The LSEA is still a terrible law

Lamar White and Scott Eric Kaufman writing in Salon:
For Klinghoffer and his colleagues at the Discovery Institute, the Louisiana statute is crystal clear — it cannot be used to promote religion, only to allow public school science teachers the ability to facilitate an “open and objective discussion of scientific theories being studied including, but not limited to, evolution, the origins of life, global warming, and human cloning.”

To do so, the law allows teachers the ability to introduce supplementary materials. That all may sound perfectly reasonable, until you consider that “the origins of life” and “human cloning” aren’t scientific theories. This should probably cause concern: The statute misdefines the very thing it seeks to regulate. And that’s because this law, the first of its kind passed in the nation, is not and was never about science education.
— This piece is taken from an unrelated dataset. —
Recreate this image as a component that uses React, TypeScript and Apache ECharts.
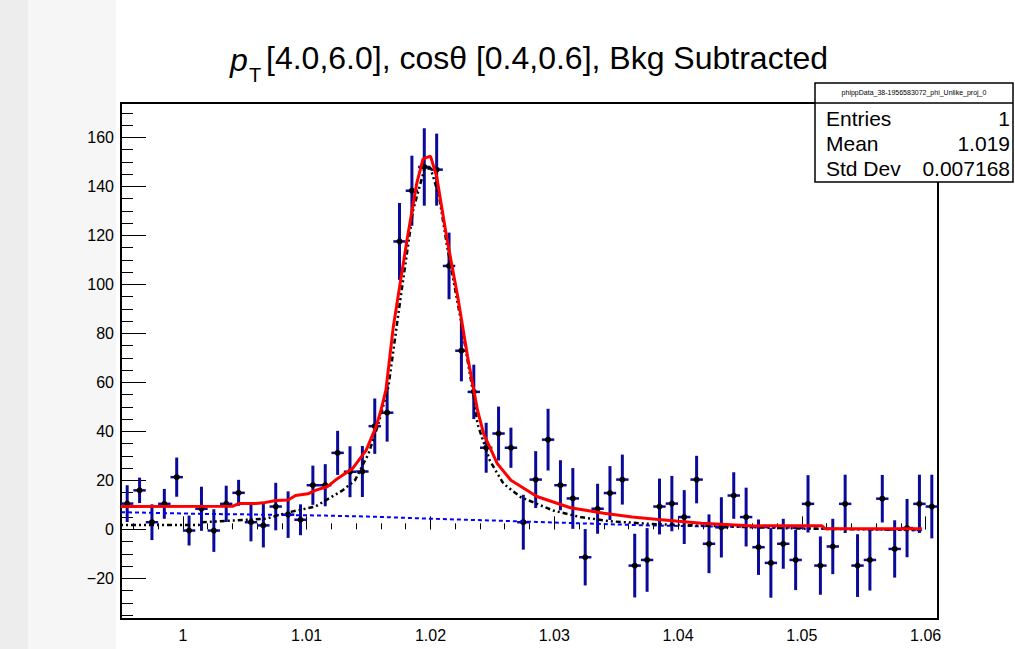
import React, { useEffect, useRef } from "react";
import * as echarts from "echarts";

// ---------- data ----------
const binCenters = [
  0.9955, 0.9965, 0.9975, 0.9985, 0.9995, 1.0005, 1.0015, 1.0025, 1.0035, 1.0045,
  1.0055, 1.0065, 1.0075, 1.0085, 1.0095, 1.0105, 1.0115, 1.0125, 1.0135, 1.0145,
  1.0155, 1.0165, 1.0175, 1.0185, 1.0195, 1.0205, 1.0215, 1.0225, 1.0235, 1.0245,
  1.0255, 1.0265, 1.0275, 1.0285, 1.0295, 1.0305, 1.0315, 1.0325, 1.0335, 1.0345,
  1.0355, 1.0365, 1.0375, 1.0385, 1.0395, 1.0405, 1.0415, 1.0425, 1.0435, 1.0445,
  1.0455, 1.0465, 1.0475, 1.0485, 1.0495, 1.0505, 1.0515, 1.0525, 1.0535, 1.0545,
  1.0555, 1.0565, 1.0575, 1.0585, 1.0595, 1.0605,
];
const counts = [
  10.5, 15.9, 2.9, 10.4, 21.3, -0.5, 8.4, -0.5, 10.4, 14.9,
  2.9, 1.6, 9.3, 6.0, 3.9, 18.0, 18.0, 31.2, 23.5, 23.6,
  42.1, 47.6, 117.5, 138.2, 147.9, 146.8, 107.5, 72.9, 56.1, 33.3,
  39.1, 33.3, 2.9, 20.3, 36.6, 18.0, 12.6, -11.4, 8.4, 14.8,
  20.3, -14.8, -12.5, 9.3, 10.5, 5.0, 20.3, -5.9, 0.8, 13.8,
  5.0, -7.3, -13.7, -5.9, -12.5, 10.4, -14.8, -7.0, 10.4, -14.8,
  -12.5, 12.5, -8.0, 0.5, 10.4, 9.3,
];
const errors = [
  7.5, 5.2, 7.3, 6.1, 8.0, 6.1, 9.0, 8.7, 7.4, 5.3,
  7.8, 9.0, 9.7, 9.5, 6.3, 8.0, 8.6, 9.0, 10.4, 10.4,
  11.3, 11.8, 15.7, 14.3, 15.8, 14.7, 13.6, 12.5, 11.1, 10.2,
  11.0, 8.2, 11.2, 11.6, 12.6, 10.2, 12.4, 11.5, 10.2, 11.0,
  10.2, 13.0, 13.0, 11.4, 11.3, 11.0, 9.7, 12.0, 12.3, 9.5,
  12.0, 11.3, 14.2, 10.2, 12.3, 11.7, 11.9, 11.3, 11.9, 12.8,
  12.5, 9.7, 11.7, 11.9, 11.9, 13.0,
];

// total fit (red)
const totalFitX = [
  0.995, 1.004, 1.0045, 1.0059, 1.0065, 1.0075, 1.0085, 1.0091, 1.0101, 1.0107,
  1.0117, 1.0123, 1.0137, 1.0148, 1.0156, 1.016, 1.0164, 1.017, 1.0181, 1.0189,
  1.0194, 1.02, 1.0205, 1.0213, 1.0222, 1.023, 1.0238, 1.0243, 1.0254, 1.0265,
  1.0286, 1.0313, 1.034, 1.0363, 1.0384, 1.0419, 1.0462, 1.0516, 1.0519, 1.0597,
];
const totalFitY = [
  9.3, 9.4, 10.5, 10.5, 10.8, 11.8, 12.0, 13.8, 14.5, 15.9,
  17.5, 20.0, 24.8, 32.2, 41.8, 48.6, 56.8, 82.7, 118.0, 141.4,
  151.2, 152.3, 144.0, 119.5, 95.0, 70.4, 48.6, 39.0, 26.8, 20.0,
  13.4, 8.8, 6.6, 5.0, 4.0, 2.5, 1.4, 1.5, 0.2, 0.2,
];
// signal component (black dash-dot)
const signalX = [
  0.995, 1.0013, 1.0015, 1.0067, 1.0086, 1.0107, 1.0129, 1.0139, 1.015, 1.0158,
  1.0166, 1.0176, 1.0186, 1.0195, 1.02, 1.0207, 1.0213, 1.0224, 1.0235, 1.0238,
  1.0248, 1.0259, 1.0273, 1.0286, 1.0299, 1.0321, 1.0345, 1.0378, 1.045, 1.05, 1.0597,
];
const signalY = [
  1.8, 1.8, 2.9, 4.3, 7.0, 9.3, 15.9, 20.0, 30.9, 43.2,
  58.1, 95.0, 130.4, 146.8, 147.5, 135.9, 116.8, 86.8, 54.0, 43.0,
  28.0, 18.6, 13.1, 10.4, 7.7, 5.0, 3.3, 2.2, 1.0, 0.3, -0.3,
];
// background component (blue dashed)
const bkgX = [0.995, 1.0015, 1.005, 1.0115, 1.015, 1.0202, 1.025, 1.0286, 1.035, 1.0375, 1.045, 1.054, 1.0597];
const bkgY = [7.0, 6.3, 6.1, 5.6, 5.2, 4.3, 3.6, 3.0, 2.0, 1.6, 1.0, 0.1, -0.4];

const yTickLabels = ["\u221220", "0", "20", "40", "60", "80", "100", "120", "140", "160"];
const xTickLabels = ["1", "1.01", "1.02", "1.03", "1.04", "1.05", "1.06"];

const statsTitle = "phippData_38-1956583072_phi_Unlike_proj_0";
const statsLabels = ["Entries", "Mean", "Std Dev"];
const statsValues = ["1", "1.019", "0.007168"];

const FONT = "'Liberation Sans', Arial, Helvetica, sans-serif";

export default function App() {
  const ref = useRef<HTMLDivElement>(null);

  useEffect(() => {
    if (!ref.current) return;
    const chart = echarts.init(ref.current, undefined, { renderer: "svg" });

    const barData = binCenters.map((x, i) => [x, counts[i], errors[i]]);
    const pair = (xs: number[], ys: number[]) => xs.map((x, i) => [x, ys[i]]);

    const xFmt = (v: number) => {
      const r = Math.round(v * 100) / 100;
      if (Math.abs(v - r) > 1e-6) return "";
      const s = r.toString();
      return xTickLabels.indexOf(s) >= 0 ? s : "";
    };
    const yFmt = (v: number) => {
      const r = Math.round(v);
      if (Math.abs(v - r) > 1e-6 || r % 20 !== 0) return "";
      const s = r < 0 ? "\u2212" + -r : String(r);
      return yTickLabels.indexOf(s) >= 0 ? s : "";
    };

    const statsRows: any[] = [];
    statsLabels.forEach((lab, i) => {
      const y = 118 + i * 25;
      statsRows.push({
        type: "text",
        x: 826,
        y,
        style: { text: lab, font: `21px ${FONT}`, fill: "#000", align: "left", verticalAlign: "middle" },
      });
      statsRows.push({
        type: "text",
        x: 1010,
        y,
        style: { text: statsValues[i], font: `21px ${FONT}`, fill: "#000", align: "right", verticalAlign: "middle" },
      });
    });

    chart.setOption({
      animation: false,
      backgroundColor: "#ffffff",
      grid: {
        left: 121,
        top: 103,
        width: 817,
        height: 516,
        show: true,
        borderColor: "#000",
        borderWidth: 2,
        backgroundColor: "#fff",
        containLabel: false,
      },
      xAxis: [
        {
          type: "value",
          min: 0.995,
          max: 1.061,
          splitNumber: 7,
          minInterval: 0.01,
          maxInterval: 0.01,
          axisLine: { show: false },
          axisTick: { show: true, inside: true, length: 13, lineStyle: { color: "#000", width: 1 } },
          axisLabel: {
            show: true,
            margin: 8,
            fontSize: 16,
            fontFamily: FONT,
            color: "#000",
            showMinLabel: false,
            showMaxLabel: false,
            formatter: xFmt,
          },
          splitLine: { show: false },
        },
        {
          type: "value",
          min: 0.995,
          max: 1.061,
          splitNumber: 33,
          minInterval: 0.002,
          maxInterval: 0.002,
          position: "bottom",
          axisLine: { show: false },
          axisTick: { show: true, inside: true, length: 6, lineStyle: { color: "#000", width: 1 } },
          axisLabel: { show: false },
          splitLine: { show: false },
        },
      ],
      yAxis: [
        {
          type: "value",
          min: -36.6,
          max: 174,
          splitNumber: 10,
          minInterval: 20,
          maxInterval: 20,
          axisLine: { show: false },
          axisTick: { show: true, inside: true, length: 25, lineStyle: { color: "#000", width: 1 } },
          axisLabel: {
            show: true,
            margin: 7,
            fontSize: 16,
            fontFamily: FONT,
            color: "#000",
            showMinLabel: false,
            showMaxLabel: false,
            formatter: yFmt,
          },
          splitLine: { show: false },
        },
        {
          type: "value",
          min: -36.6,
          max: 174,
          splitNumber: 42,
          minInterval: 5,
          maxInterval: 5,
          position: "left",
          axisLine: { show: false },
          axisTick: { show: true, inside: true, length: 12, lineStyle: { color: "#000", width: 1 } },
          axisLabel: { show: false },
          splitLine: { show: false },
        },
      ],
      series: [
        {
          type: "custom",
          xAxisIndex: 0,
          yAxisIndex: 0,
          clip: true,
          z: 2,
          dimensions: ["x", "y", "e"],
          encode: { x: 0, y: 1 },
          data: barData,
          renderItem: (params: any, api: any) => {
            const x = api.value(0);
            const y = api.value(1);
            const e = api.value(2);
            const c = api.coord([x, y]);
            const t = api.coord([x, y + e]);
            const b = api.coord([x, y - e]);
            const l = api.coord([x - 0.0005, y]);
            const r = api.coord([x + 0.0005, y]);
            return {
              type: "group",
              children: [
                {
                  type: "line",
                  shape: { x1: c[0], y1: t[1], x2: c[0], y2: b[1] },
                  style: { stroke: "#0a0a9a", lineWidth: 3 },
                },
                {
                  type: "line",
                  shape: { x1: l[0], y1: c[1], x2: r[0], y2: c[1] },
                  style: { stroke: "#0a0a9a", lineWidth: 2.5 },
                },
                {
                  type: "circle",
                  shape: { cx: c[0], cy: c[1], r: 3 },
                  style: { fill: "#000" },
                },
              ],
            };
          },
        },
        {
          type: "line",
          name: "bkg",
          xAxisIndex: 0,
          yAxisIndex: 0,
          showSymbol: false,
          z: 3,
          data: pair(bkgX, bkgY),
          lineStyle: { color: "#0000ff", width: 2, type: [4, 3] },
        },
        {
          type: "line",
          name: "signal",
          xAxisIndex: 0,
          yAxisIndex: 0,
          showSymbol: false,
          z: 4,
          data: pair(signalX, signalY),
          lineStyle: { color: "#000", width: 2.5, type: [2, 3, 2, 3, 5, 3] },
        },
        {
          type: "line",
          name: "total",
          xAxisIndex: 0,
          yAxisIndex: 0,
          showSymbol: false,
          z: 5,
          data: pair(totalFitX, totalFitY),
          lineStyle: { color: "#ff0000", width: 3 },
        },
      ],
      graphic: [
        { type: "rect", z: -10, shape: { x: 0, y: 0, width: 28, height: 649 }, style: { fill: "#ededed" } },
        { type: "rect", z: -10, shape: { x: 28, y: 0, width: 88, height: 649 }, style: { fill: "#f6f6f6" } },
        {
          type: "text",
          x: 230,
          y: 60,
          style: { text: "p", font: `italic 32px ${FONT}`, fill: "#000", verticalAlign: "middle" },
        },
        {
          type: "text",
          x: 249,
          y: 75,
          style: { text: "T", font: `20px ${FONT}`, fill: "#000", verticalAlign: "middle" },
        },
        {
          type: "text",
          x: 266,
          y: 58,
          style: {
            text: "[4.0,6.0], cos\u03b8 [0.4,0.6], Bkg Subtracted",
            font: `32px ${FONT}`,
            fill: "#000",
            verticalAlign: "middle",
          },
        },
        {
          type: "rect",
          z: 100,
          shape: { x: 815, y: 83, width: 198, height: 99 },
          style: { fill: "#fff", stroke: "#000", lineWidth: 1.5 },
        },
        {
          type: "line",
          z: 101,
          shape: { x1: 815, y1: 103, x2: 1013, y2: 103 },
          style: { stroke: "#000", lineWidth: 1.5 },
        },
        {
          type: "text",
          z: 101,
          x: 914,
          y: 92,
          style: { text: statsTitle, font: `7px ${FONT}`, fill: "#000", align: "center", verticalAlign: "middle" },
        },
        ...statsRows.map((r) => ({ ...r, z: 101 })),
      ],
    });

    return () => chart.dispose();
  }, []);

  return (
    <div
      ref={ref}
      style={{ position: "fixed", left: 0, top: 0, width: 1015, height: 649 }}
    />
  );
}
It is a law written and promoted by a narrow sect of Christian conservatives, new earth creationists, folks who believe that the universe is only 6,000 years old, that Noah saved every species on the planet by building a floating zoo, and that the apocalypse may occur within their lifetimes. To be sure, the statute does include a section recapitulating federal law about prohibiting the promotion of religion, but despite the Discovery Institute’s best propaganda, that particular section is meaningless.

In the early 1980s, Louisiana enacted the Balanced Treatment for Creation-Science and Evolution-Science Act, which required that any public school teaching evolution must also teach creationism. That law contained the same exact prohibition against promoting religion. In 1986, the U.S. Supreme Court, in Edwards v. Aguillard, saw through the charade and invalidated the law — there’s no such thing as “creation-science;” it’s just creationism. In fact, in later opinions, courts have said the same thing about “intelligent design” — it too is the same thing as creationism.
The legislative session just ended on Thursday and our terrible creationist law survived another year. When he launches his Presidential campaign in ten days, Bobby Jindal is going to talk about how great he has been for education in Louisiana.